■ Instructions for the task:
Starting at the first line of the entries, extract each line up to and including the one that contains "years = list(range(1929, 2005))", but leave out the pictures.

■ Supplied data:
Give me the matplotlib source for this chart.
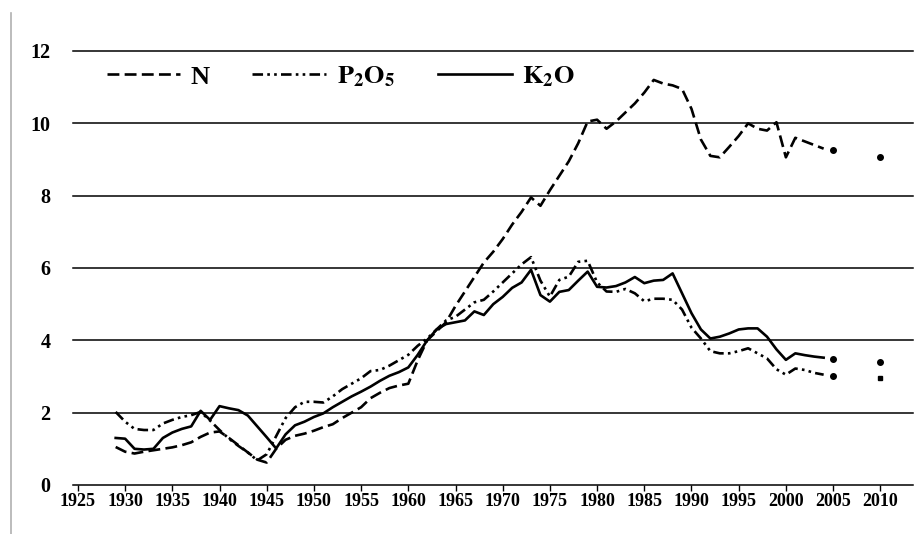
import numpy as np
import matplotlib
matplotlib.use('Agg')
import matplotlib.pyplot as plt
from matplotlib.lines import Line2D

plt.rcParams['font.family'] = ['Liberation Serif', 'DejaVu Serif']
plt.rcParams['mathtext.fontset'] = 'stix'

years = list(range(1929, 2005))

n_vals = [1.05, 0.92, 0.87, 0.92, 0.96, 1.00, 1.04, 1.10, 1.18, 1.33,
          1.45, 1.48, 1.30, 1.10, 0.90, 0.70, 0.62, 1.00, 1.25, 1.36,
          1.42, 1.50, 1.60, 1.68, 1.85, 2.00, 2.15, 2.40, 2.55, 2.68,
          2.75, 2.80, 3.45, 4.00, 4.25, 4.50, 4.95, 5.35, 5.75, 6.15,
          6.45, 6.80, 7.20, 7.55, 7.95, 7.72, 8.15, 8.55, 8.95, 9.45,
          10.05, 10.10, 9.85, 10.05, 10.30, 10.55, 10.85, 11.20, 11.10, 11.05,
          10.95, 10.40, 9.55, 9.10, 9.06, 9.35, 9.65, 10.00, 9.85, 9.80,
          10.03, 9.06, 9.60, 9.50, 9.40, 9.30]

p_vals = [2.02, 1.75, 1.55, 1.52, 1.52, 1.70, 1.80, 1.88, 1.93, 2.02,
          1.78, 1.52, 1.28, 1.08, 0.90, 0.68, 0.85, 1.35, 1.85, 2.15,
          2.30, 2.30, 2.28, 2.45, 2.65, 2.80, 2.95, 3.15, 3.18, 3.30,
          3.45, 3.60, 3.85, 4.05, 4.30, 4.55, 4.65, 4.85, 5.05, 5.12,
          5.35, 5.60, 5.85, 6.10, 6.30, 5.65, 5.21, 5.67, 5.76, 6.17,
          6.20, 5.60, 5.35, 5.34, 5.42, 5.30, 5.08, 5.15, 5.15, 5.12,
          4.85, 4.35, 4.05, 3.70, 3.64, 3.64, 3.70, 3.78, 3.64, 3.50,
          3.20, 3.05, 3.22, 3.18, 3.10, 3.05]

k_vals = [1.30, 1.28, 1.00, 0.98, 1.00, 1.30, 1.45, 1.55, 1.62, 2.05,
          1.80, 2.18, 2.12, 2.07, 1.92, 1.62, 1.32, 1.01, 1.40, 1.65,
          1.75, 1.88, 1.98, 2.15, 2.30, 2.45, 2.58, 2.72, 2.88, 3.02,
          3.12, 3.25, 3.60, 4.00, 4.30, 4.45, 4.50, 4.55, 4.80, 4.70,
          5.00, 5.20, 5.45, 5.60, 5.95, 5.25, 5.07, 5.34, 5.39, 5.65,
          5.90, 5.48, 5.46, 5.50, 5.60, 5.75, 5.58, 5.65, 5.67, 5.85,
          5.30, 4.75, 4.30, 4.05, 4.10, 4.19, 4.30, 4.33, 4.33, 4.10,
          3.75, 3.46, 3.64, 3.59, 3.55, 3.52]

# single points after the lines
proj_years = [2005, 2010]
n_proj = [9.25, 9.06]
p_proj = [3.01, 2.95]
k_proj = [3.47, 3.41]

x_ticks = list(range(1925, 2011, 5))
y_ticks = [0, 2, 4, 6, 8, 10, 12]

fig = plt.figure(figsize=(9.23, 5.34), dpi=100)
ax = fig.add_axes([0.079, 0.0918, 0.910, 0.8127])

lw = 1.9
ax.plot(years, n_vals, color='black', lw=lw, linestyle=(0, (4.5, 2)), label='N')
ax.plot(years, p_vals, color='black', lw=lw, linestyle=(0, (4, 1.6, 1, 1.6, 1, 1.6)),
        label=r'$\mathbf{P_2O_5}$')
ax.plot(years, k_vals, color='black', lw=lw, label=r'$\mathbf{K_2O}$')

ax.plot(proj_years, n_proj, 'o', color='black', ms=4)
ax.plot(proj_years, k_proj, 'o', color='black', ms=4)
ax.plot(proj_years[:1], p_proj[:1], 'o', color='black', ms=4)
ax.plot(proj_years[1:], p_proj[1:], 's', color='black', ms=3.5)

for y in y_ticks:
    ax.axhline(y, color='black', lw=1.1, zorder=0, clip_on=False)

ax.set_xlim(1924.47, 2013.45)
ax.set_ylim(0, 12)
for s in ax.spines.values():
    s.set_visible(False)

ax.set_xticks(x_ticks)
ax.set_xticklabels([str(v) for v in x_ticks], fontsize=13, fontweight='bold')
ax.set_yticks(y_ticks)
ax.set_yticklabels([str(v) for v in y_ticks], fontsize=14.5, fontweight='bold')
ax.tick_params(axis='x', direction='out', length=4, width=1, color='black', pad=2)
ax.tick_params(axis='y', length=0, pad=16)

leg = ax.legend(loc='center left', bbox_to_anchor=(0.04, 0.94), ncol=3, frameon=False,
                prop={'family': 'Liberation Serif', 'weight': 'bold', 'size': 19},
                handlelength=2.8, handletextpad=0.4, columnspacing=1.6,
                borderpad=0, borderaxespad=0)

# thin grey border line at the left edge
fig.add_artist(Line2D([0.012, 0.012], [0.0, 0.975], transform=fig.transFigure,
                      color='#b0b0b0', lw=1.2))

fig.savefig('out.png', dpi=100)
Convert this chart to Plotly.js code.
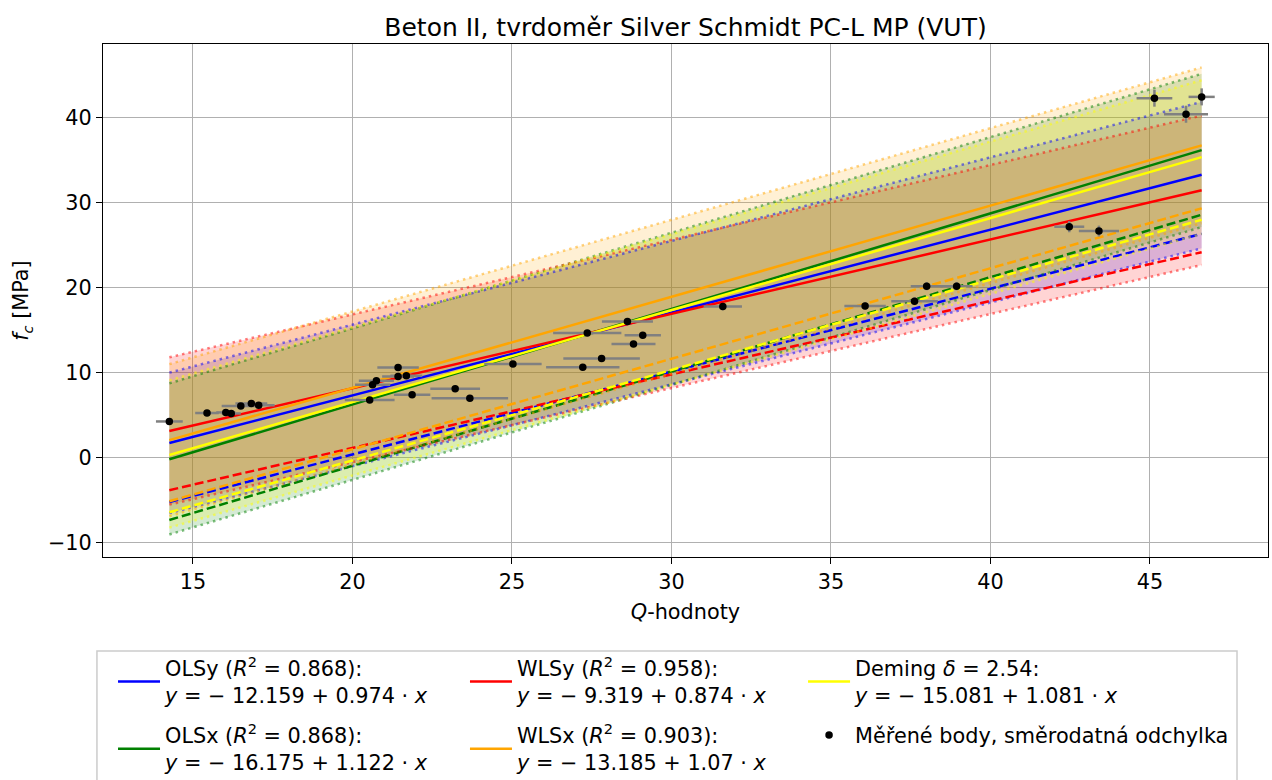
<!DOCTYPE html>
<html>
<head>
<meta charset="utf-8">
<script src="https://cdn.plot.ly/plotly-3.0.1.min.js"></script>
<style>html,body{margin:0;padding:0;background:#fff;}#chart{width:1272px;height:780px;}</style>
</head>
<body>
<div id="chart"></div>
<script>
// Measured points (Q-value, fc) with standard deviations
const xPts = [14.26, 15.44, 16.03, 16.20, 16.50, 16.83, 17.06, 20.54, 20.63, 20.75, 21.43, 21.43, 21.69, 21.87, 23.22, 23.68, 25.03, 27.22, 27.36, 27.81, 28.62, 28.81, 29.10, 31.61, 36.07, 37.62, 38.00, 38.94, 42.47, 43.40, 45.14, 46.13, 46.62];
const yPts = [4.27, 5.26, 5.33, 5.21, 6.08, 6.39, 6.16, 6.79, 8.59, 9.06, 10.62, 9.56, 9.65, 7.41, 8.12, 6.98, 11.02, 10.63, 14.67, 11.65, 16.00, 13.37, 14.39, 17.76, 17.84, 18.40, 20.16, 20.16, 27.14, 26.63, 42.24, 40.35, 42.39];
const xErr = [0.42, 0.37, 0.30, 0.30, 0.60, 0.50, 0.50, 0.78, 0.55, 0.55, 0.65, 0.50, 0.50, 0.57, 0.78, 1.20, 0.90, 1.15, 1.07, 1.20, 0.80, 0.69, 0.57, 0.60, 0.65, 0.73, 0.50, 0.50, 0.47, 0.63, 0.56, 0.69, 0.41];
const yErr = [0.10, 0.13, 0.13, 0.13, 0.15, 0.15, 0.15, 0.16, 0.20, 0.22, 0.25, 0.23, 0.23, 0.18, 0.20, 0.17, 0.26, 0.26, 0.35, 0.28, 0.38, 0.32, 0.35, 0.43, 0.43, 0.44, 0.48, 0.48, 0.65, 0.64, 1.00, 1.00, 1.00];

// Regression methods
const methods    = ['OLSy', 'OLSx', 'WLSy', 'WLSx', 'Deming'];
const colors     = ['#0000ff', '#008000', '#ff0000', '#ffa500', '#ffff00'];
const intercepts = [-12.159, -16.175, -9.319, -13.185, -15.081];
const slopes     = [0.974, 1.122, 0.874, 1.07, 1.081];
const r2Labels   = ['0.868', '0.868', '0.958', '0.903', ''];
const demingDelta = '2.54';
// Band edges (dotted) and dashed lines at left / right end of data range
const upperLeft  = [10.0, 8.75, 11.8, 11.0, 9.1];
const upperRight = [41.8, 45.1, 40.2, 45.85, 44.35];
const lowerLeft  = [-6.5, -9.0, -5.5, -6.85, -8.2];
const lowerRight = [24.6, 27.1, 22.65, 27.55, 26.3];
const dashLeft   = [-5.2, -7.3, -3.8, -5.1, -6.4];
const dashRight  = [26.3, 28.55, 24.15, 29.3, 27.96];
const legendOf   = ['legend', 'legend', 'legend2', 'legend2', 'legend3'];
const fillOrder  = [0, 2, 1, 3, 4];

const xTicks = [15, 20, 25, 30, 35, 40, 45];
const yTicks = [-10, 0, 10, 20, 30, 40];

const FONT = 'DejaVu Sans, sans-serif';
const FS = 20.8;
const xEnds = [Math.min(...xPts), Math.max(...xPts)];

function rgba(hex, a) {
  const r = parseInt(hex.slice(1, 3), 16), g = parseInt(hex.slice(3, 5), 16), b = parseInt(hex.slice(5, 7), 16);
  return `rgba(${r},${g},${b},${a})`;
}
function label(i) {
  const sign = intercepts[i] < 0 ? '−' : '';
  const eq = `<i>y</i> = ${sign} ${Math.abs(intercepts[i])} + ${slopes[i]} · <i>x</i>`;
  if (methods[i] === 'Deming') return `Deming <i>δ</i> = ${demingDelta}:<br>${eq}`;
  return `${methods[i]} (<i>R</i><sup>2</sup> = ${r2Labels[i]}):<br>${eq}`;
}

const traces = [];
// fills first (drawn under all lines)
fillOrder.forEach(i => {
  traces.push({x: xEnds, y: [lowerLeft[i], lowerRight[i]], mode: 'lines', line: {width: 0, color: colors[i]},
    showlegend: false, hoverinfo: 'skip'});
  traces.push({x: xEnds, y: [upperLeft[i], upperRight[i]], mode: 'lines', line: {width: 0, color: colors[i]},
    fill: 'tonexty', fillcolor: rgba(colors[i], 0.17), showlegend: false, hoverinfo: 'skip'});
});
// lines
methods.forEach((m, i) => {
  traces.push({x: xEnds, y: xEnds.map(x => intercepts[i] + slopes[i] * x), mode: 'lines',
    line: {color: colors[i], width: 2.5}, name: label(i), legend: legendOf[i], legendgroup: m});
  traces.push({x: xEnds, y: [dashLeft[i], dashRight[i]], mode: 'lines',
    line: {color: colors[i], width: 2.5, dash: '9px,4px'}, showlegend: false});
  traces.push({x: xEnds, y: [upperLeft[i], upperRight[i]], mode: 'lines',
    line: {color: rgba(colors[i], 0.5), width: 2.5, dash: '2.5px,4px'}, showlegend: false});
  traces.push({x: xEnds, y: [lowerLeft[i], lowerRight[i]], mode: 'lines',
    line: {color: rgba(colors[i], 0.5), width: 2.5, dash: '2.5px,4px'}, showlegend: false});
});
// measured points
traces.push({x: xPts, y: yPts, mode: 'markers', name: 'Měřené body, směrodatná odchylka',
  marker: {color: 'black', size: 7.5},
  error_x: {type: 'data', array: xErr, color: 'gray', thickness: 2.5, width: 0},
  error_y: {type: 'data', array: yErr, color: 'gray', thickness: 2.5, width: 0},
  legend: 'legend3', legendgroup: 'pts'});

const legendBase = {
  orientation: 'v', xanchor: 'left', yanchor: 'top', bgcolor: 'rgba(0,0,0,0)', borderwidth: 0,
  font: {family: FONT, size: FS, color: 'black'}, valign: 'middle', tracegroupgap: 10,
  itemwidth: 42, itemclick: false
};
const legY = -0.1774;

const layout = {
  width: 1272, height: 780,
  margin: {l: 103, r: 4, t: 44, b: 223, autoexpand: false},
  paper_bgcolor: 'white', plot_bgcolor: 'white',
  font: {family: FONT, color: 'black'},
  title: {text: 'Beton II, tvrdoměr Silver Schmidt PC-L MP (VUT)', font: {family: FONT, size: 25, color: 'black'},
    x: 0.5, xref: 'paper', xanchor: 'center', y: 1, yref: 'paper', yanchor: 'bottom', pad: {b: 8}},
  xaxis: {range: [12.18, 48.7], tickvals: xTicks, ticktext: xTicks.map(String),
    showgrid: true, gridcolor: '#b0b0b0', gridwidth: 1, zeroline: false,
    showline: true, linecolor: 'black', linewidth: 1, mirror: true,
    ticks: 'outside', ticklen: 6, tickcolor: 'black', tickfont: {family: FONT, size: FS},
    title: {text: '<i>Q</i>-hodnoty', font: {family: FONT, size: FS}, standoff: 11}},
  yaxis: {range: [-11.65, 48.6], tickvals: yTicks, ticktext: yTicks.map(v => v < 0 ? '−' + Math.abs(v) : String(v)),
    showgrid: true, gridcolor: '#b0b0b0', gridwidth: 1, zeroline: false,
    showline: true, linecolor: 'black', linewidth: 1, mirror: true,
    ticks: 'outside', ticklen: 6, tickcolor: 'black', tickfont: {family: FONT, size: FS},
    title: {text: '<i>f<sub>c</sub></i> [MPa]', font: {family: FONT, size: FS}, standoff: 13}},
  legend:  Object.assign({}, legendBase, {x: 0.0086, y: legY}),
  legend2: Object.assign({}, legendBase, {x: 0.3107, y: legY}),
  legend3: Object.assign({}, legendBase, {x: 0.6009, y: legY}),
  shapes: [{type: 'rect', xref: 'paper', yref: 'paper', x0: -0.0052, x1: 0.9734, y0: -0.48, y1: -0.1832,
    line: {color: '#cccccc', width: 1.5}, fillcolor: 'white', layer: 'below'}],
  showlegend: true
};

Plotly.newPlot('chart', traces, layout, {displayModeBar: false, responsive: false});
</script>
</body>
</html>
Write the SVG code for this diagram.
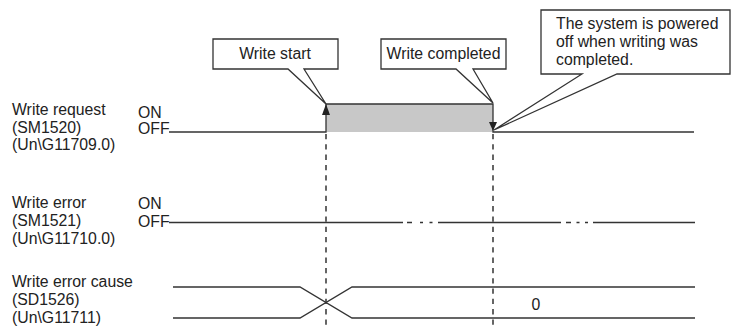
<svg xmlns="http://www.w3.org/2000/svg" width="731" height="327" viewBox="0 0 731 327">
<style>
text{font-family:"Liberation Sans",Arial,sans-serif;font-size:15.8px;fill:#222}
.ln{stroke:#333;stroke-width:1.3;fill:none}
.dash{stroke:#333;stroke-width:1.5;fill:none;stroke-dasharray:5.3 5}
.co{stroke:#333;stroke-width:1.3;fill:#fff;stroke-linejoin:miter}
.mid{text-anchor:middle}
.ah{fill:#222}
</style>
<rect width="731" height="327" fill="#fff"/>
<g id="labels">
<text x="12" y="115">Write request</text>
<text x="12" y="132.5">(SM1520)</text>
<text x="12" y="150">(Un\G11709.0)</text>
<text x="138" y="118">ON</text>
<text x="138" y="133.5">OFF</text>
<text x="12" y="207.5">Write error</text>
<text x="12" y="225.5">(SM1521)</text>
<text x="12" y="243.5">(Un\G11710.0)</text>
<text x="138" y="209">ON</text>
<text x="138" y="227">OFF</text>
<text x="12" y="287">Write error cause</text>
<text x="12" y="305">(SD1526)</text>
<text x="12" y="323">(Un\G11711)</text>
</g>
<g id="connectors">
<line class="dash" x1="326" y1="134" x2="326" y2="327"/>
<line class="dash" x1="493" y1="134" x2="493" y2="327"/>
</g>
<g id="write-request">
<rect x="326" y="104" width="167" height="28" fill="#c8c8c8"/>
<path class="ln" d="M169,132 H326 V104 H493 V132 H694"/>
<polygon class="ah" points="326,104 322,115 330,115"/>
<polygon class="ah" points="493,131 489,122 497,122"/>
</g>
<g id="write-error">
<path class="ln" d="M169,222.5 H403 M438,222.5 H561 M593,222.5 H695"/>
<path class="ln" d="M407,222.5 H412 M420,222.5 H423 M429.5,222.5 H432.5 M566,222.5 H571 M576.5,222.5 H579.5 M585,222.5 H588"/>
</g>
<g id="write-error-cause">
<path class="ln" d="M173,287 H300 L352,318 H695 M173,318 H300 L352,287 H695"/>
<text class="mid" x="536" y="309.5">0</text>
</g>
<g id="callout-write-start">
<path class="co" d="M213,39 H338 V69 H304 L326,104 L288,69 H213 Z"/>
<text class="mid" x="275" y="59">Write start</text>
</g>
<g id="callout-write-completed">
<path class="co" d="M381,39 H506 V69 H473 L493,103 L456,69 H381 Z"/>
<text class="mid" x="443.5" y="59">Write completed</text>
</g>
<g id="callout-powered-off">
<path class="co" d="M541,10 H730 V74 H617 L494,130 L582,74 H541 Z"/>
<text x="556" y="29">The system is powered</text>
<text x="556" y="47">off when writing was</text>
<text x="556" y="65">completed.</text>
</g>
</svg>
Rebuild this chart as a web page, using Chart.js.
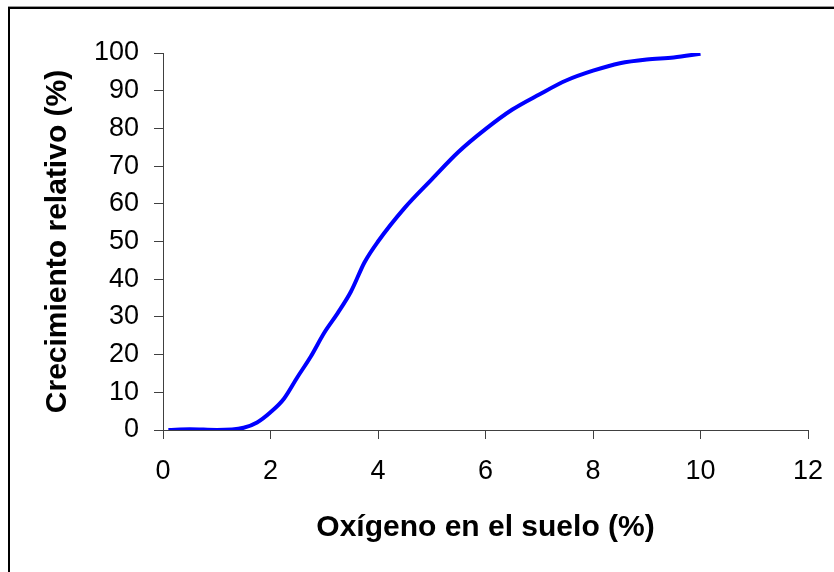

■ Exercise answer:
Give me the matplotlib source for this chart.
import numpy as np
import matplotlib
matplotlib.use('Agg')
import matplotlib.pyplot as plt
from matplotlib.lines import Line2D

plt.rcParams['font.family'] = ['Liberation Serif', 'DejaVu Serif']
plt.rcParams['mathtext.fontset'] = 'stix'

years = list(range(1929, 2005))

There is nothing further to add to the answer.